Additional Insight (Spoilers Abound):

  • Can any of the ‘powers’ be used for healing?
  • This is the scientist in me but do the powers correspond at all to the frequency or length of the wavelengths? Such as blue wavelength being shorter and more intense than red? And the visible spectrum makes up such a very tiny section of the electromagnetic spectrum? Are there powers that exist beyond the visible light barriers other than sub red and ultra violet? As these powers are linked to sight, perhaps not, but it would be a fascinating extension.
  • The scene I was alluding to above with which totally turned my expectations for The Black Prism on their heads was when it was revealed that not only was Gavin’s brother, Dazen alive, but the two brothers were switched. So all along, the character we thought was Gavin was actually Dazen. So that means Kip is actually his nephew, not his kid. What happens if the real Gavin escapes?
  • What happened between Kip’s mother and actual Gavin?
  • Where did that knife come from? Did the knife cause Gavin to lose blue?  Does this mean he is actually dying? Maybe he only lost the color he was drafting with at the time? What is the knife made of? White luxin?
  • What happened to real Gavin and Karris’ son? Is it Zymun?
  • How did Corvan know about Gavin’s bastard and ‘Gavin’ did not?
  • How could Liv defect? What would she have done if her father had told her the truth?
  • How many colors can Kip draft? How will he handle the note he found from his mother? How will he cope after all of the killing he did during the battle?
  • Who sent the assassin after Kip?
  • From a personal standpoint, Weeks graduated from Hillsdale College.
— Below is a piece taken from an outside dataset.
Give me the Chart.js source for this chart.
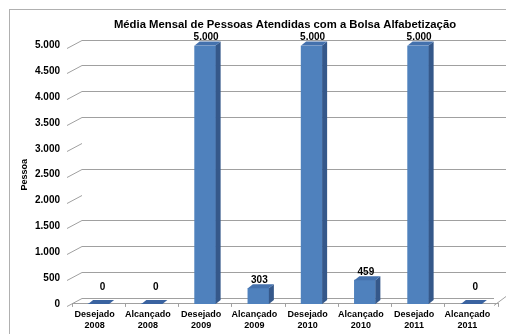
<!DOCTYPE html>
<html lang="pt">
<head>
<meta charset="utf-8">
<title>Média Mensal de Pessoas Atendidas com a Bolsa Alfabetização</title>
<script src="https://cdn.jsdelivr.net/npm/chart.js@4.4.0/dist/chart.umd.min.js"></script>
<style>
  html, body { margin: 0; padding: 0; background: #fff; }
  canvas { display: block; }
</style>
</head>
<body>
<canvas id="chart" width="506" height="334"></canvas>
<script>
// Data
const categories = [
  ['Desejado', '2008'], ['Alcançado', '2008'],
  ['Desejado', '2009'], ['Alcançado', '2009'],
  ['Desejado', '2010'], ['Alcançado', '2010'],
  ['Desejado', '2011'], ['Alcançado', '2011'],
];
const pessoas = [0, 0, 5000, 303, 5000, 459, 5000, 0];
const yMin = 0;
const yMax = 5000;
const yStep = 500;

(function () {
  'use strict';

  const FONT = '"Liberation Sans", Arial, sans-serif';
  const DEPTH_X = 5, DEPTH_Y = 4;      // bar depth faces
  const WALL_X = 10, WALL_Y = 6;       // back wall offset for gridlines
  const GRID = '#a0a0a0';
  const noGridAt = [2000, 3000];       // lines that the reference does not show

  const fmt = (v) => String(v).replace(/\B(?=(\d{3})+(?!\d))/g, '.');

  const frame = {
    id: 'frame',
    beforeDraw(chart) {
      const { ctx } = chart;
      ctx.save();
      ctx.strokeStyle = '#b0b0b0';
      ctx.lineWidth = 1;
      ctx.strokeRect(9.5, 9.5, chart.width + 20, chart.height + 20);
      ctx.restore();
    },
  };

  const wall = {
    id: 'wall',
    beforeDatasetsDraw(chart) {
      const { ctx, chartArea: a, scales: { y } } = chart;
      ctx.save();
      ctx.strokeStyle = GRID;
      ctx.lineWidth = 1;
      y.ticks.forEach((t) => {
        const p = Math.round(y.getPixelForValue(t.value));
        ctx.beginPath();
        ctx.moveTo(a.left - 5, p + 2.5);
        ctx.lineTo(a.left + WALL_X, p - WALL_Y + 0.5);
        if (!noGridAt.includes(t.value)) {
          ctx.lineTo(t.value === 0 ? a.right - 4 : chart.width, p - WALL_Y + 0.5);
        }
        ctx.stroke();
        if (t.value === 0) {
          ctx.beginPath();
          ctx.moveTo(a.right - 4, p + 1.5);
          ctx.lineTo(chart.width, p - WALL_Y - 1.5);
          ctx.stroke();
        }
      });
      ctx.restore();
    },
  };

  const depth = {
    id: 'depth',
    afterDatasetsDraw(chart) {
      const { ctx } = chart;
      const meta = chart.getDatasetMeta(0);
      ctx.save();
      meta.data.forEach((bar, i) => {
        const { x, y, base, width } = bar.getProps(['x', 'y', 'base', 'width'], true);
        const l = x - width / 2, r = x + width / 2;
        // side face
        if (base - y > 0) {
          ctx.fillStyle = '#35588a';
          ctx.beginPath();
          ctx.moveTo(r, y);
          ctx.lineTo(r + DEPTH_X, y - DEPTH_Y);
          ctx.lineTo(r + DEPTH_X, base - DEPTH_Y);
          ctx.lineTo(r, base);
          ctx.closePath();
          ctx.fill();
        }
        // top face
        ctx.fillStyle = pessoas[i] === 0 ? '#3a63a0' : '#4471ad';
        ctx.beginPath();
        ctx.moveTo(l, y);
        ctx.lineTo(l + DEPTH_X, y - DEPTH_Y);
        ctx.lineTo(r + DEPTH_X, y - DEPTH_Y);
        ctx.lineTo(r, y);
        ctx.closePath();
        ctx.fill();

        // value label
        const top = pessoas[i] === 0 ? y - 9 : y;
        ctx.fillStyle = '#000';
        ctx.font = 'bold 10px ' + FONT;
        ctx.textAlign = 'center';
        ctx.textBaseline = 'middle';
        ctx.fillText(fmt(pessoas[i]), x + (pessoas[i] === 0 ? 4 : 1), top - 8);
      });
      ctx.restore();
    },
  };

  new Chart(document.getElementById('chart').getContext('2d'), {
    type: 'bar',
    data: {
      labels: categories,
      datasets: [{
        label: 'Pessoa',
        data: pessoas,
        backgroundColor: '#4f81bd',
        borderWidth: 0,
        barThickness: 21,
      }],
    },
    options: {
      responsive: false,
      animation: false,
      devicePixelRatio: 1,
      layout: { padding: { left: 10, right: 8, top: 10, bottom: 1.5 } },
      plugins: {
        legend: { display: false },
        tooltip: { enabled: false },
        title: {
          display: true,
          fullSize: false,
          text: 'Média Mensal de Pessoas Atendidas com a Bolsa Alfabetização',
          color: '#000',
          font: { family: FONT, size: 11.3, weight: 'bold' },
          padding: { top: 8, bottom: 14 },
        },
      },
      scales: {
        x: {
          grid: { drawOnChartArea: false, drawTicks: true, tickLength: 3, color: GRID },
          border: { display: true, color: GRID },
          ticks: {
            color: '#000',
            padding: 2,
            labelOffset: -4,
            maxRotation: 0,
            autoSkip: false,
            font: { family: FONT, size: 9, weight: 'bold', lineHeight: 1.2 },
          },
        },
        y: {
          min: yMin,
          max: yMax,
          grid: { display: false, drawTicks: false },
          border: { display: false },
          afterFit(scale) { scale.width = 62; },
          ticks: {
            stepSize: yStep,
            padding: 12,
            color: '#000',
            font: { family: FONT, size: 10, weight: 'bold' },
            callback: (v) => fmt(v),
          },
          title: {
            display: true,
            text: 'Pessoa',
            color: '#000',
            font: { family: FONT, size: 9, weight: 'bold' },
            padding: { top: 9, bottom: 0 },
          },
        },
      },
    },
    plugins: [frame, wall, depth],
  });
})();
</script>
</body>
</html>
I grew up and still own farmland in Hillsdale County, a mere 20 minutes from this prestigious college. I almost went to this college but changed my mind because I didn’t want to go to school so close to home. Oh youth. I had many, many friends go to HC though, so I spent many nights hanging out at the school. Small world!

3 comments

  1. I’m very excited to try reading this book! It’s been sitting on my shelf for the good part of the last year, so I plan on reading it come the New Year…I hope! And if I could recommend an epic fantasy for you, Brandon Sanderson’s The Stormlight Archive is also fantastic!